Goodwill Investors’ Education initiative Goodwill’s Eagle Eyes!

Goodwill Investors’ Education initiative Goodwill’s Eagle Eyes!

Sensex sheds 2,200 points in 4 days: Investors lose Rs10.40 L Cr. Key factors spooking investors currently. FIIs sell:

The Sensex has lost 2,271.7 points or 3.7 percent in four days and the Nifty50 shed 691 points or 3.8 percent. During this period, investors have lost Rs 10.4 lakh crore of wealth as the mcap of BSE-listed companies came down to Rs 269.7 lakh crore from Rs 280 lakh crore.

Indian equity benchmarks tumbled in a volatile session on Friday, extending losses to the fourth day in a row. In these four back-to-back sessions of sell-off, the Sensex lost 2,271.7 points or 3.7 percent and the Nifty50 shed 691 points or 3.8 percent. During this period, a total of Rs 10.4 lakh crore of investor wealth was wiped out, as the market capitalisation of BSE-listed companies came down to Rs 269.7 lakh crore from Rs 280 lakh crore.

Before the continued selling, both headline indices were within one percent of their all-time highs, touched on October 19.

Concerns about earlier-than-expected tapering of the pandemic-era stimulus, the new COVID variants, expensive valuations, sustained selling by foreign investors and high crude oil prices are fuelling the latest bout of weakness in the market.

Here are some of the key factors behind the weakness on Dalal Street:

Higher interest rates: The markets have been staring at long impending policy normalisation across the globe. The question is: How soon will it happen? Hawkish comments by Federal Reserve officials and data showing accelerating inflation around the globe have once again sent investors assessing as to how soon before central banks hike rates and taper massive bond buys.

The US central bank has already announced an end to its massive bond-buying programme and paved the way for three 25-bps rate hikes by the end of 2022, citing uncomfortably high inflation. The Bank of England has already become the first major central bank to hike key rates.

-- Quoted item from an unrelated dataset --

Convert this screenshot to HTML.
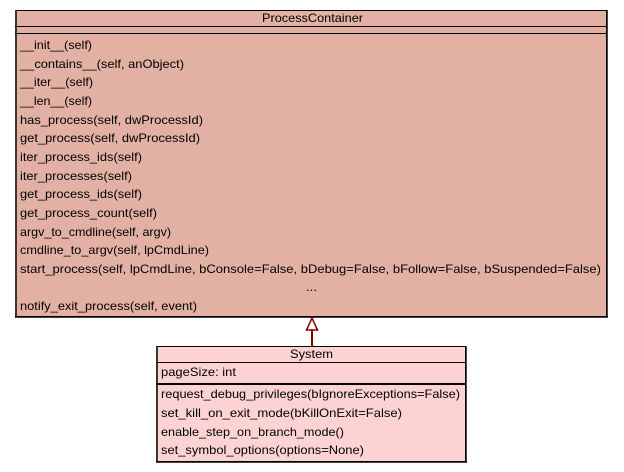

Less liquidity in global markets could reduce allocations by foreign investors to markets, including India.

Foreign fund outflows: Foreign institutional investors have net sold Indian equities worth Rs 8,791 crore ($1.2 billion) so far in 2022. In the October-December period, they withdrew a net Rs 38,521 crore ($5.1 billion) from Indian shares, provisional exchange data shows.

Overheated valuations: Many experts have been warning of Indian equities’ valuations soaring to uncomfortable levels. Last year, several foreign brokerages and even the RBI have flagged expensive valuations. Until late October 2021, the Indian market had seen a near one-sided rally driven by liquidity.

COVID: The new variants of COVID-19 continue to worry investors globally about its repercussions on businesses the world over. Though there is a fall in new infections in many parts of the country, it is still now clear whether the recently imposed restrictions will continue going forward. Late last year, authorities in several states brought back restrictions in a bid to curb the spread of the Omicron variant of COVID.

Crude: Though crude oil has receded from its recent peaks, it is still up more than 10 percent for the year. Brent crude futures — a global benchmark — are currently hovering near the  $87 a barrel mark. Morgan Stanley has raised its Brent price forecast to $100/bbl for the second half of 2022. India meets the lion’s share of its oil requirement through imports.

Inflation: Higher price increases across the globe fuel concerns about interest rate hikes and policy normalisation. Most central banks have said that high inflation is temporary, but many investors believe that price increases are unlikely to subside anytime soon. Many businesses are already struggling against higher raw material prices despite taking price hikes.